Upshur and Pedigo believe that, with its improved downtown, five colleges, good broadband connections and a cost of living more than 13 percent lower than the national average, Lynchburg can attract more members of the creative class.
“I do think, and data has shown this, you are seeing people make these cost-of-living decisions, quality-of-place decisions,” Pedigo says. “That’s where, I think, Lynchburg does have an opportunity … to catch some of those young creative, young professionals who want to have a greater impact on their communities, who are coming out of the university there who say, ‘You know what? Maybe I don’t need to go to D.C. or Charlotte. Maybe I’ll stay in Lynchburg.’”
Upshur and Pedigo were discussing Lynchburg’s strengths just days after Virginia pledged to pay performance-based incentives worth nearly $573 million to land half of Amazon’s second headquarters, a facility to be based in Arlington that is expected to create 25,000 high-paying jobs. (The other half will be located in Queens in New York City.)
While Lynchburg would love to land such a huge project, that’s not the city’s primary focus. If Lynchburg does right by its existing businesses, Upshur says, they’ll become its ambassadors, an extension of its economic development team.

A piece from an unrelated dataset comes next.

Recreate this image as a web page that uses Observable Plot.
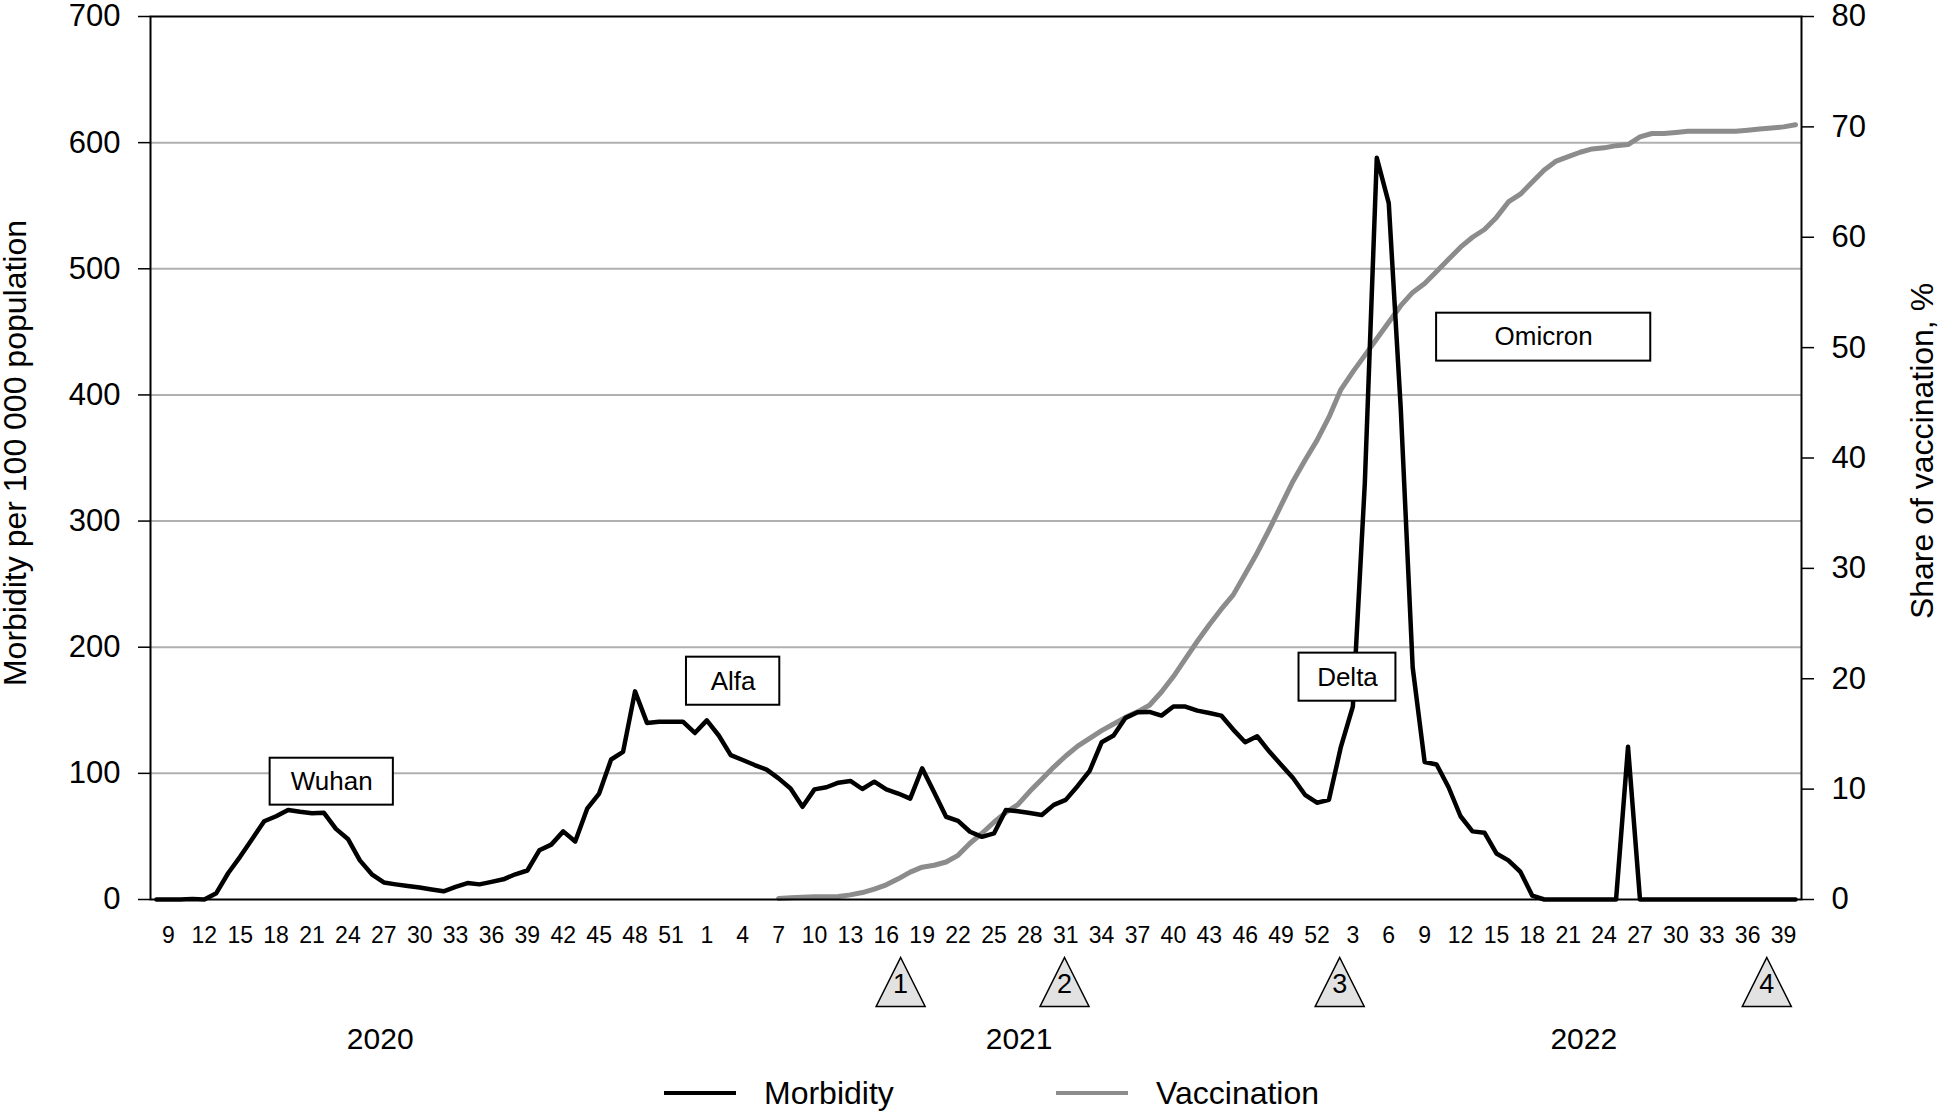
<!DOCTYPE html>
<html>
<head>
<meta charset="utf-8">
<script src="https://cdn.jsdelivr.net/npm/d3@7"></script>
<script src="https://cdn.jsdelivr.net/npm/@observablehq/plot@0.6"></script>
<style>
  html, body { margin: 0; padding: 0; background: #fff; overflow: hidden; }
  body { font-family: "Liberation Sans", Arial, Helvetica, sans-serif; color: #000; width: 1940px; }
  #legend { position: relative; width: 1940px; height: 74px; }
  #legend .sw { position: absolute; top: 31px; height: 4px; width: 72px; }
  #legend .lt { position: absolute; top: 33px; transform: translateY(-50%); font-size: 32px; line-height: 1; white-space: nowrap; }
</style>
</head>
<body>
<div id="chart"></div>
<div id="legend">
  <span class="sw" style="left:664px;background:#000"></span><span class="lt" style="left:764px">Morbidity</span>
  <span class="sw" style="left:1056px;background:#8c8c8c"></span><span class="lt" style="left:1156px">Vaccination</span>
</div>
<script>
// ---- categories: ISO weeks, 2020 w8 .. 2022 w40 ----
const weeks = [...d3.range(8, 54), ...d3.range(1, 53), ...d3.range(1, 41)];

// ---- morbidity per 100 000 population (one value per week) ----
const morbidity = [
  0, 0, 0, 0.3, 0, 5, 21, 34, 48, 62,
  66, 71, 69.5, 68.4, 68.7, 56, 48, 31, 20, 13.5,
  12, 10.7, 9.5, 8, 6.5, 10, 13, 12, 14, 16,
  20, 23, 39, 43.5, 54, 46, 72, 84, 111, 117,
  165, 140, 141, 141, 141, 132, 142, 130, 114.5, 110.6,
  106.6, 103, 96, 88, 73.5, 87.3, 89, 92.6, 94, 87.6,
  93.4, 87.3, 84, 80, 104, 85, 65.6, 62.4, 53.7, 49.7,
  52.4, 71, 70, 68.5, 67, 75, 79, 90, 102, 124.6,
  130, 144, 148.4, 148.7, 145.8, 153, 153, 149.7, 147.9, 145.8,
  134.7, 124.6, 129.4, 117.5, 106.9, 96.3, 83, 76.7, 79, 121,
  153, 330, 588, 552, 390, 184, 109, 107, 89, 66,
  54, 53, 36.5, 31, 22, 3, 0, 0, 0, 0,
  0, 0, 0, 121, 0, 0, 0, 0, 0, 0,
  0, 0, 0, 0, 0, 0, 0, 0
];

// ---- share of vaccination, % (starts 2021 w7) ----
const vaccination = [
  ...Array(52).fill(null),
  0.1, 0.15, 0.2, 0.25, 0.25, 0.27, 0.42, 0.63, 0.94, 1.33,
  1.87, 2.48, 2.93, 3.1, 3.4, 4.0, 5.1, 6.0, 7.0, 7.9,
  8.6, 9.8, 10.9, 12.0, 13.0, 13.9, 14.6, 15.3, 15.9, 16.5,
  17.0, 17.6, 18.8, 20.2, 21.8, 23.4, 24.9, 26.3, 27.6, 29.5,
  31.4, 33.5, 35.7, 37.9, 39.8, 41.6, 43.7, 46.2, 47.8, 49.3,
  50.8, 52.3, 53.8, 55.0, 55.8, 56.9, 58.0, 59.1, 60.0, 60.7,
  61.8, 63.2, 63.9, 65.0, 66.1, 66.9, 67.3, 67.7, 68.0, 68.1,
  68.3, 68.4, 69.1, 69.4, 69.4, 69.5, 69.6, 69.6, 69.6, 69.6,
  69.6, 69.7, 69.8, 69.9, 70.0, 70.2
];

// ---- axes ----
const leftTicks = [0, 100, 200, 300, 400, 500, 600, 700];
const rightTicks = [0, 10, 20, 30, 40, 50, 60, 70, 80];
const gridValues = [100, 200, 300, 400, 500, 600];
const tickIndex = d3.range(1, weeks.length, 3);

// ---- annotations ----
const variantNames = ["Wuhan", "Alfa", "Delta", "Omicron"];
const variantX1 = [9.5, 44.3, 95.5, 107.0];
const variantX2 = [19.8, 52.1, 103.6, 124.9];
const variantLow = [74.8, 154.0, 157.2, 426.8];
const variantHigh = [112.0, 192.1, 195.3, 464.8];

const markerLabels = ["1", "2", "3", "4"];
const markerWeek = [62.2, 75.9, 98.9, 134.6];

const yearLabels = ["2020", "2021", "2022"];
const yearWeek = [18.7, 72.1, 119.3];

// ---- build ----
const Y_MAX = 700, PCT_MAX = 80;
const toUnits = p => p * Y_MAX / PCT_MAX;

const data = weeks.map((w, i) => ({
  i, week: w, morbidity: morbidity[i],
  vacc: vaccination[i] == null ? NaN : toUnits(vaccination[i])
}));
const variants = variantNames.map((name, k) => ({
  name, x1: variantX1[k], x2: variantX2[k], y1: variantLow[k], y2: variantHigh[k]
}));
const markers = markerLabels.map((label, k) => ({label, x: markerWeek[k]}));
const years = yearLabels.map((label, k) => ({label, x: yearWeek[k]}));

// isosceles triangle symbol (width = height = 2r)
const isoTriangle = {
  draw(context, size) {
    const r = Math.sqrt(size / Math.PI);
    context.moveTo(0, -r);
    context.lineTo(r, r);
    context.lineTo(-r, r);
    context.closePath();
  }
};

const FONT = "Liberation Sans, Arial, Helvetica, sans-serif";

const chart = Plot.plot({
  width: 1940,
  height: 1060,
  marginLeft: 150,
  marginRight: 139,
  marginTop: 16,
  marginBottom: 161,
  style: {fontFamily: FONT, color: "#000", background: "#fff", overflow: "visible"},
  x: {type: "linear", domain: [-0.5, weeks.length - 0.5]},
  y: {domain: [0, Y_MAX]},
  marks: [
    Plot.gridY(gridValues, {stroke: "#b0b0b0", strokeOpacity: 1, strokeWidth: 2}),
    Plot.line(data, {x: "i", y: "vacc", stroke: "#8c8c8c", strokeWidth: 5, strokeLinejoin: "round", strokeLinecap: "round"}),
    Plot.line(data, {x: "i", y: "morbidity", stroke: "#000", strokeWidth: 4.5, strokeLinejoin: "round", strokeLinecap: "round"}),
    Plot.frame({stroke: "#000", strokeWidth: 2}),
    Plot.rect(variants, {x1: "x1", x2: "x2", y1: "y1", y2: "y2", fill: "#fff", stroke: "#000", strokeWidth: 2}),
    Plot.text(variants, {x: d => (d.x1 + d.x2) / 2, y: d => (d.y1 + d.y2) / 2, text: "name", fontSize: 26}),
    Plot.axisY(leftTicks, {anchor: "left", tickSize: 12, tickPadding: 18, fontSize: 31, strokeWidth: 1.5, label: null}),
    Plot.axisY(rightTicks.map(toUnits), {anchor: "right", tickSize: 12, tickPadding: 18, fontSize: 31, strokeWidth: 1.5,
      tickFormat: d => String(Math.round(d * PCT_MAX / Y_MAX)), label: null}),
    Plot.axisX(tickIndex, {anchor: "bottom", tickSize: 0, tickPadding: 27, fontSize: 23,
      tickFormat: i => String(weeks[i]), label: null}),
    Plot.dot(markers, {x: "x", frameAnchor: "bottom", dy: 82.5, r: 24.5, symbol: isoTriangle,
      fill: "#e2e2e2", stroke: "#000", strokeWidth: 1.5}),
    Plot.text(markers, {x: "x", frameAnchor: "bottom", dy: 93, text: "label", fontSize: 27}),
    Plot.text(years, {x: "x", frameAnchor: "bottom", dy: 149, text: "label", fontSize: 30}),
    Plot.text(["Morbidity per 100 000 population"], {frameAnchor: "left", textAnchor: "middle", rotate: -90, dx: -135, dy: -5, fontSize: 32}),
    Plot.text(["Share of vaccination, %"], {frameAnchor: "right", textAnchor: "middle", rotate: -90, dx: 121, dy: -7, fontSize: 32})
  ]
});
document.getElementById("chart").appendChild(chart);
</script>
</body>
</html>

That’s one reason she’s focused on making sure established businesses have the city’s support and the well-trained workforce they need. Some local high school graduates can get free community college tuition from Beacon of Hope, a local nonprofit that aims to remove barriers to higher education. The nonprofit’s Stay Close, Go Far Promise Scholarship also offers tuition assistance to local colleges — and some schools match that assistance.
Nurturing environment
For people who work for themselves, there’s training from a national program called Co.Starters for beginning and maintaining businesses. It’s part of what Upshur hopes aspiring entrepreneurs see as a nurturing environment for startups.
“Entrepreneurship is only a piece of what we do,” Upshur says, “and it should be a piece of what everybody does. … It’s a much longer view of economic development.”
While the returns may be longer in coming, the need to pay attention is immediate. With the changing nature of work, more workers are looking like entrepreneurs. They are freelancing or telecommuting, sometimes choosing a place to live and then looking for a way to make a living rather than living where someone offers a job. “If you leave entrepreneurship off the table,” Upshur says, “you’re going to be in trouble.” It’s part of a competition communities are in whether they realize it or not.
“Cities are competing for investment. They’re competing for tourists,” Pedigo says, “but the most important thing they’re competing for is people to stick, and talent and people to fuel all of those industries and all of that economy — so we are at a place where quality of place matters.”
Quality matters, but perception matters, too.
Economic development 101, Pedigo says, “is about telling your story to the right stakeholders and having a clear message about who you are and what you are and what your value proposition is.”
Lynchburg’s next step is figuring out just what that story will be. Pedigo says that, probably in the next year, stakeholders will “engage in a very deliberate process” to define Lynchburg’s identity and to determine how it’s perceived by outsiders. Then they’ll try to figure out the best way to get Lynchburg’s story out into the world — and try to get everyone in the city the same story.
“It’s hard to get everybody delivering the same message,” Pedigo says, “but we can at least get on the same song sheet.”